Nanoscale liquid-vapor phase change characteristics of binary mixtures from molecular dynamics perspective

Nanoscale thin liquid film boiling of a binary liquid mixture subjected to extremely rapid heating within molecular dynamics framework is the focus of our study. A three-phase MD simulation domain is considered where liquid argon-krypton (Ar-Kr) binary mixture rests over a solid Platinum (Pt) like substrate. The molecular system starting from freezing state is subjected to non-equilibrium boundary heating following a sufficient equilibration period to induce liquid-vapor phase change process. Depending on the mixture composition and boundary heating rate, four distinct phase change scenarios have been observed. Characteristics of different phase change scenarios have been studied in terms of important system parameters such as transient atomistic distribution, temperature, pressure, evaporation history, onset of liquid cluster splashing from the wall along with atomic kinetics parameters like COM (Center of Mass), and MSD (Mean Square Displacement). Addition of Kr with Ar that is less volatile compared to Ar, has been found to result in a delay in the evaporation onset and decrease in interaction energy.
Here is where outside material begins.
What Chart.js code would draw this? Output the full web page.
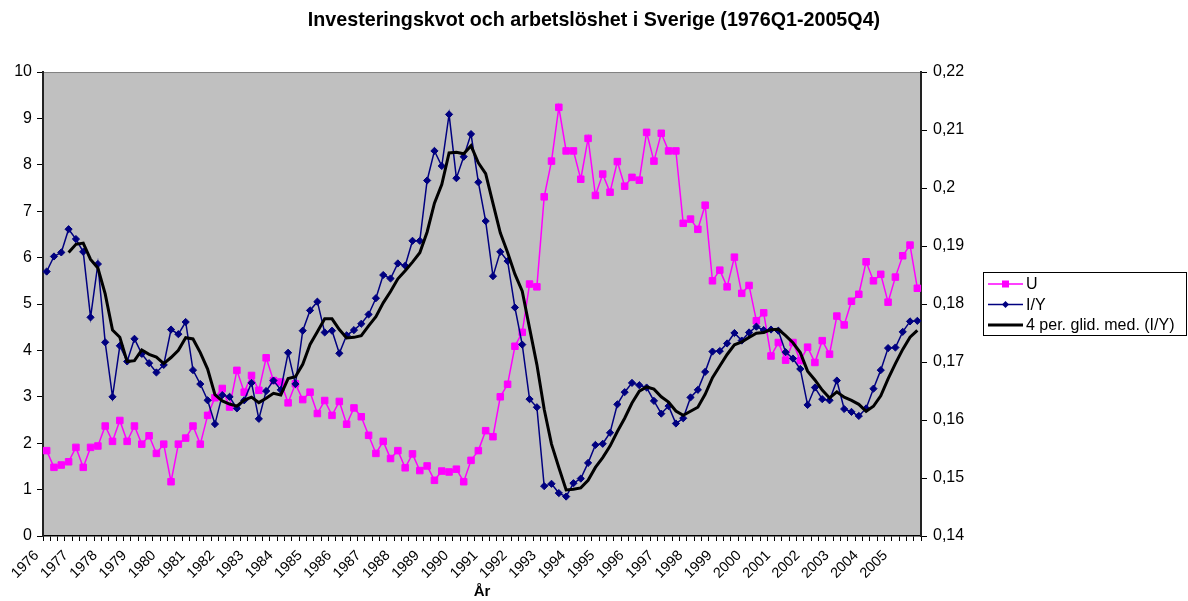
<!DOCTYPE html>
<html>
<head>
<meta charset="utf-8">
<script src="https://cdn.jsdelivr.net/npm/chart.js@4.4.0/dist/chart.umd.min.js"></script>
<style>
  html, body { margin: 0; padding: 0; background: #fff; }
  #wrap { width: 1188px; height: 601px; }
</style>
</head>
<body>
<div id="wrap"><canvas id="chart" width="1188" height="601"></canvas></div>
<script>
// years on the category axis (one label per Q1)
const years = [1976, 1977, 1978, 1979, 1980, 1981, 1982, 1983, 1984, 1985,
  1986, 1987, 1988, 1989, 1990, 1991, 1992, 1993, 1994, 1995,
  1996, 1997, 1998, 1999, 2000, 2001, 2002, 2003, 2004, 2005];
const quarters = ['Q1', 'Q2', 'Q3', 'Q4'];

// arbetslöshet, % (left axis)
const unemployment = [
  1.84, 1.48, 1.53, 1.60, 1.91, 1.48, 1.91, 1.94, 2.37, 2.04,
  2.49, 2.04, 2.37, 1.98, 2.16, 1.78, 1.98, 1.17, 1.98, 2.11,
  2.37, 1.98, 2.60, 2.98, 3.18, 2.78, 3.57, 3.10, 3.46, 3.14,
  3.84, 3.35, 3.32, 2.87, 3.28, 2.94, 3.10, 2.64, 2.92, 2.60,
  2.90, 2.41, 2.76, 2.57, 2.17, 1.78, 2.04, 1.67, 1.84, 1.47,
  1.77, 1.41, 1.51, 1.20, 1.40, 1.38, 1.44, 1.17, 1.63, 1.84,
  2.27, 2.14, 3.00, 3.27, 4.09, 4.39, 5.43, 5.37, 7.31, 8.08,
  9.24, 8.30, 8.30, 7.69, 8.57, 7.34, 7.80, 7.41, 8.07, 7.54,
  7.73, 7.67, 8.70, 8.08, 8.68, 8.30, 8.30, 6.74, 6.83, 6.61,
  7.13, 5.50, 5.73, 5.37, 6.01, 5.23, 5.40, 4.64, 4.81, 3.88,
  4.17, 3.79, 4.17, 3.78, 4.07, 3.74, 4.21, 3.92, 4.74, 4.55,
  5.06, 5.21, 5.91, 5.50, 5.64, 5.04, 5.58, 6.04, 6.27, 5.34
];

// investeringskvot I/Y (right axis)
const investRatio = [
  0.1856, 0.1882, 0.1889, 0.1929, 0.1912, 0.1890, 0.1777, 0.1869, 0.1734, 0.1640,
  0.1728, 0.1701, 0.1740, 0.1714, 0.1698, 0.1682, 0.1695, 0.1756, 0.1748, 0.1769,
  0.1686, 0.1662, 0.1634, 0.1593, 0.1643, 0.1640, 0.1620, 0.1634, 0.1664, 0.1602,
  0.1650, 0.1668, 0.1652, 0.1716, 0.1662, 0.1754, 0.1789, 0.1804, 0.1751, 0.1754,
  0.1715, 0.1746, 0.1755, 0.1766, 0.1782, 0.1810, 0.1850, 0.1844, 0.1870, 0.1866,
  0.1909, 0.1909, 0.2013, 0.2064, 0.2038, 0.2127, 0.2017, 0.2054, 0.2093, 0.2010,
  0.1943, 0.1848, 0.1890, 0.1874, 0.1794, 0.1730, 0.1636, 0.1622, 0.1486, 0.1490,
  0.1474, 0.1468, 0.1491, 0.1499, 0.1526, 0.1557, 0.1559, 0.1578, 0.1627, 0.1648,
  0.1664, 0.1660, 0.1656, 0.1633, 0.1611, 0.1624, 0.1594, 0.1603, 0.1639, 0.1652,
  0.1683, 0.1718, 0.1719, 0.1732, 0.1750, 0.1737, 0.1751, 0.1761, 0.1755, 0.1756,
  0.1754, 0.1717, 0.1706, 0.1688, 0.1626, 0.1656, 0.1636, 0.1634, 0.1668, 0.1619,
  0.1614, 0.1607, 0.1620, 0.1654, 0.1686, 0.1724, 0.1725, 0.1752, 0.1770, 0.1771
];

const categories = [];
years.forEach(y => quarters.forEach(q => categories.push(y + q)));

// 4-period trailing moving average of I/Y, as the Excel trendline does
const movingAvg = investRatio.map((v, i) =>
  i < 3 ? null : (investRatio[i] + investRatio[i - 1] + investRatio[i - 2] + investRatio[i - 3]) / 4);

const FONT = 'Liberation Sans, Arial, sans-serif';

const plotBg = {
  id: 'plotBg',
  beforeDraw(chart) {
    const { ctx, chartArea: a } = chart;
    ctx.save();
    ctx.fillStyle = '#fff';
    ctx.fillRect(0, 0, chart.width, chart.height);
    ctx.fillStyle = '#c0c0c0';
    ctx.fillRect(a.left, a.top, a.right - a.left, a.bottom - a.top);
    ctx.strokeStyle = '#808080';
    ctx.lineWidth = 1;
    ctx.beginPath();
    ctx.moveTo(a.left, a.top + 0.5);
    ctx.lineTo(a.right, a.top + 0.5);
    ctx.stroke();
    ctx.restore();
  }
};

// legend box like the Excel one
const boxLegend = {
  id: 'boxLegend',
  afterDraw(chart) {
    const ctx = chart.ctx;
    const x = 983, y = 272, w = 203, h = 63;
    ctx.save();
    ctx.fillStyle = '#fff';
    ctx.fillRect(x, y, w, h);
    ctx.strokeStyle = '#000';
    ctx.lineWidth = 1;
    ctx.strokeRect(x + 0.5, y + 0.5, w, h);
    const rows = [
      { text: 'U', color: '#ff00ff', width: 1.5, marker: 'rect' },
      { text: 'I/Y', color: '#000080', width: 1.5, marker: 'diamond' },
      { text: '4 per. glid. med. (I/Y)', color: '#000', width: 3, marker: null }
    ];
    ctx.font = '16px ' + FONT;
    ctx.textBaseline = 'middle';
    rows.forEach((r, k) => {
      const cy = y + 12 + k * 20.5;
      ctx.strokeStyle = r.color;
      ctx.lineWidth = r.width;
      ctx.beginPath();
      ctx.moveTo(x + 5, cy);
      ctx.lineTo(x + 40, cy);
      ctx.stroke();
      ctx.fillStyle = r.color;
      if (r.marker === 'rect') {
        ctx.fillRect(x + 22.5 - 3.5, cy - 3.5, 7, 7);
      } else if (r.marker === 'diamond') {
        ctx.beginPath();
        ctx.moveTo(x + 22.5, cy - 3.5);
        ctx.lineTo(x + 26, cy);
        ctx.lineTo(x + 22.5, cy + 3.5);
        ctx.lineTo(x + 19, cy);
        ctx.closePath();
        ctx.fill();
      }
      ctx.fillStyle = '#000';
      ctx.fillText(r.text, x + 43, cy + 1);
    });
    ctx.restore();
  }
};

new Chart(document.getElementById('chart').getContext('2d'), {
  type: 'line',
  data: {
    labels: categories,
    datasets: [
      {
        label: 'U',
        data: unemployment,
        yAxisID: 'y',
        borderColor: '#ff00ff',
        backgroundColor: '#ff00ff',
        borderWidth: 1.5,
        pointStyle: 'rect',
        pointRadius: 4.6,
        pointBorderWidth: 1,
        tension: 0,
        order: 3
      },
      {
        label: 'I/Y',
        data: investRatio,
        yAxisID: 'y1',
        borderColor: '#000080',
        backgroundColor: '#000080',
        borderWidth: 1.5,
        pointStyle: 'rectRot',
        pointRadius: 3.6,
        pointBorderWidth: 1,
        tension: 0,
        order: 2
      },
      {
        label: '4 per. glid. med. (I/Y)',
        data: movingAvg,
        yAxisID: 'y1',
        borderColor: '#000',
        borderWidth: 3,
        pointRadius: 0,
        tension: 0,
        order: 1
      }
    ]
  },
  options: {
    responsive: false,
    animation: false,
    layout: { padding: 0 },
    plugins: {
      legend: { display: false },
      tooltip: { enabled: false },
      title: {
        display: true,
        text: 'Investeringskvot och arbetslöshet i Sverige (1976Q1-2005Q4)',
        color: '#000',
        font: { family: FONT, size: 19.7, weight: 'bold' },
        padding: { top: 8.5, bottom: 39.9 }
      }
    },
    scales: {
      x: {
        type: 'category',
        offset: true,
        afterFit(scale) { scale.height = 65; },
        grid: { drawOnChartArea: false, offset: true, tickLength: 5, color: '#000', tickWidth: 1 },
        border: { color: '#000', width: 1.5 },
        ticks: {
          autoSkip: false,
          maxRotation: 45,
          minRotation: 45,
          padding: 6,
          labelOffset: -10,
          color: '#000',
          font: { family: FONT, size: 14.5 },
          callback: (v, i) => (i % 4 === 0 ? String(years[i / 4]) : '')
        },
        title: {
          display: true,
          text: 'År',
          color: '#000',
          font: { family: FONT, size: 15, weight: 'bold' },
          padding: { top: 0, bottom: 0 }
        }
      },
      y: {
        position: 'left',
        min: 0,
        max: 10,
        afterFit(scale) { scale.width = 43; },
        grid: { drawOnChartArea: false, tickLength: 6, color: '#000' },
        border: { color: '#222', width: 2 },
        ticks: {
          stepSize: 1,
          padding: 5,
          color: '#000',
          font: { family: FONT, size: 16 }
        }
      },
      y1: {
        position: 'right',
        min: 0.14,
        max: 0.22,
        afterFit(scale) { scale.width = 267; },
        grid: { drawOnChartArea: false, tickLength: 6, color: '#000' },
        border: { color: '#222', width: 2 },
        ticks: {
          stepSize: 0.01,
          padding: 6,
          color: '#000',
          font: { family: FONT, size: 16 },
          callback: v => String(Number(v.toFixed(2))).replace('.', ',')
        }
      }
    }
  },
  plugins: [plotBg, boxLegend]
});
</script>
</body>
</html>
As a consequence, with the increase of Kr fraction in the binary mixture, the mobility of the evaporated atoms is hindered and the onset temperature of liquid splashing from the wall that resembles generation of "Leidenfrost Film" changes. Also, the near wall atomistic energetics is significantly influenced by mixture composition. Finally, a contour of various phase change modes for Ar-Kr binary mixtures has been presented as a function of mixture composition and boundary heating rate. Present work has been found to be aligned with contemporary works in the context of the derived heat transfer properties.